## What needs to be done
Extract the whole listing as it stands. Do not include the pictures.

(Code that draws figures)
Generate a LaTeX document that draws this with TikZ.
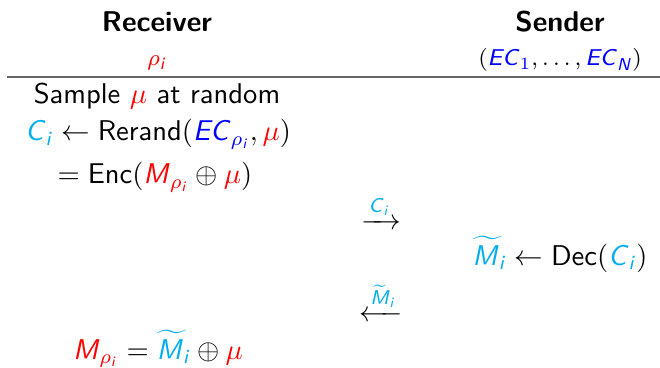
\documentclass[tikz,border=0pt]{standalone}
\usepackage{amsmath}
\usepackage{fontspec}
\usepackage{xcolor}
\definecolor{cy}{RGB}{0,174,239}
\definecolor{bl}{RGB}{0,0,255}
\definecolor{rd}{RGB}{255,0,0}
\newcommand\vv[1]{\textsf{\textit{#1}}}
\newcommand\wM{\widetilde{\vv{M}\kern1.2pt}\kern-1.2pt}
\begin{document}
\begin{tikzpicture}[x=0.35pt,y=-0.35pt,
  every node/.style={font=\sffamily, inner sep=0pt, anchor=base},
  head/.style={font=\sffamily\bfseries},
  key/.style={font=\sffamily\footnotesize},
  rule/.style={draw=black!60, line width=0.55pt}]
\useasboundingbox (0,0) rectangle (660,368);
\node[head] (rh) at (157,32) {Receiver};
\node[head] (sh) at (560,32) {Sender};
\node[key] (rk) at (157,66) {${\color{rd}\rho_{\vv{i}}}$};
\node[key] (sk) at (560,66) {$({\color{bl}\vv{EC}_1}, \ldots, {\color{bl}\vv{EC}_{\vv{N}}})$};
\coordinate (la) at (7,77);
\coordinate (lb) at (660,77);
\draw[rule] (la) -- (lb);
\node (r1) at (157,104) {Sample ${\color{rd}\mu}$ at random};
\node (r2) at (158,141) {${\color{cy}\vv{C}_{\vv{i}}} \leftarrow \textsf{Rerand}({\color{bl}\vv{EC}_{\rho_{\vv{i}}}}, {\color{rd}\mu})$};
\node (r3) at (155,184) {$= \textsf{Enc}({\color{rd}\vv{M}_{\rho_{\vv{i}}}} \oplus {\color{rd}\mu})$};
\node (a1) at (381,229) {$\xrightarrow{{\color{cy}\vv{C}_{\vv{i}}}}$};
\node (s1) at (560,265) {${\color{cy}\wM_{\vv{i}}} \leftarrow \textsf{Dec}({\color{cy}\vv{C}_{\vv{i}}})$};
\node (a2) at (381,321) {$\xleftarrow{{\color{cy}\widetilde{\vv{M}}_{\vv{i}}}}$};
\node (r4) at (158,359) {${\color{rd}\vv{M}_{\rho_{\vv{i}}}} = {\color{cy}\wM_{\vv{i}}} \oplus {\color{rd}\mu}$};
\end{tikzpicture}
\end{document}
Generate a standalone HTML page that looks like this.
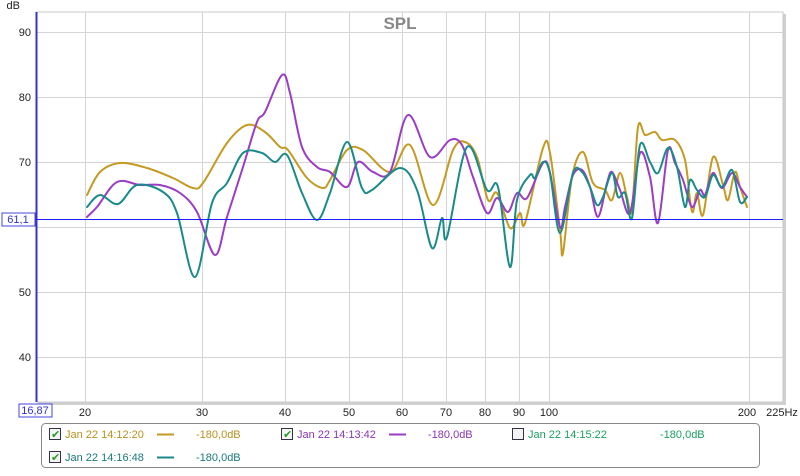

## Result for this task
Generate a LaTeX document that draws this with TikZ.
\documentclass[tikz,border=0pt]{standalone}
\usepackage{amsmath}
\usepackage{fontspec}
\usepackage{xcolor}
\definecolor{cy}{RGB}{0,174,239}
\definecolor{bl}{RGB}{0,0,255}
\definecolor{rd}{RGB}{255,0,0}
\newcommand\vv[1]{\textsf{\textit{#1}}}
\newcommand\wM{\widetilde{\vv{M}\kern1.2pt}\kern-1.2pt}
\begin{document}
\begin{tikzpicture}[x=0.35pt,y=-0.35pt,
  every node/.style={font=\sffamily, inner sep=0pt, anchor=base},
  head/.style={font=\sffamily\bfseries},
  key/.style={font=\sffamily\footnotesize},
  rule/.style={draw=black!60, line width=0.55pt}]
\useasboundingbox (0,0) rectangle (660,368);
\node[head] (rh) at (157,32) {Receiver};
\node[head] (sh) at (560,32) {Sender};
\node[key] (rk) at (157,66) {${\color{rd}\rho_{\vv{i}}}$};
\node[key] (sk) at (560,66) {$({\color{bl}\vv{EC}_1}, \ldots, {\color{bl}\vv{EC}_{\vv{N}}})$};
\coordinate (la) at (7,77);
\coordinate (lb) at (660,77);
\draw[rule] (la) -- (lb);
\node (r1) at (157,104) {Sample ${\color{rd}\mu}$ at random};
\node (r2) at (158,141) {${\color{cy}\vv{C}_{\vv{i}}} \leftarrow \textsf{Rerand}({\color{bl}\vv{EC}_{\rho_{\vv{i}}}}, {\color{rd}\mu})$};
\node (r3) at (155,184) {$= \textsf{Enc}({\color{rd}\vv{M}_{\rho_{\vv{i}}}} \oplus {\color{rd}\mu})$};
\node (a1) at (381,229) {$\xrightarrow{{\color{cy}\vv{C}_{\vv{i}}}}$};
\node (s1) at (560,265) {${\color{cy}\wM_{\vv{i}}} \leftarrow \textsf{Dec}({\color{cy}\vv{C}_{\vv{i}}})$};
\node (a2) at (381,321) {$\xleftarrow{{\color{cy}\widetilde{\vv{M}}_{\vv{i}}}}$};
\node (r4) at (158,359) {${\color{rd}\vv{M}_{\rho_{\vv{i}}}} = {\color{cy}\wM_{\vv{i}}} \oplus {\color{rd}\mu}$};
\end{tikzpicture}
\end{document}
Generate a standalone HTML page that looks like this.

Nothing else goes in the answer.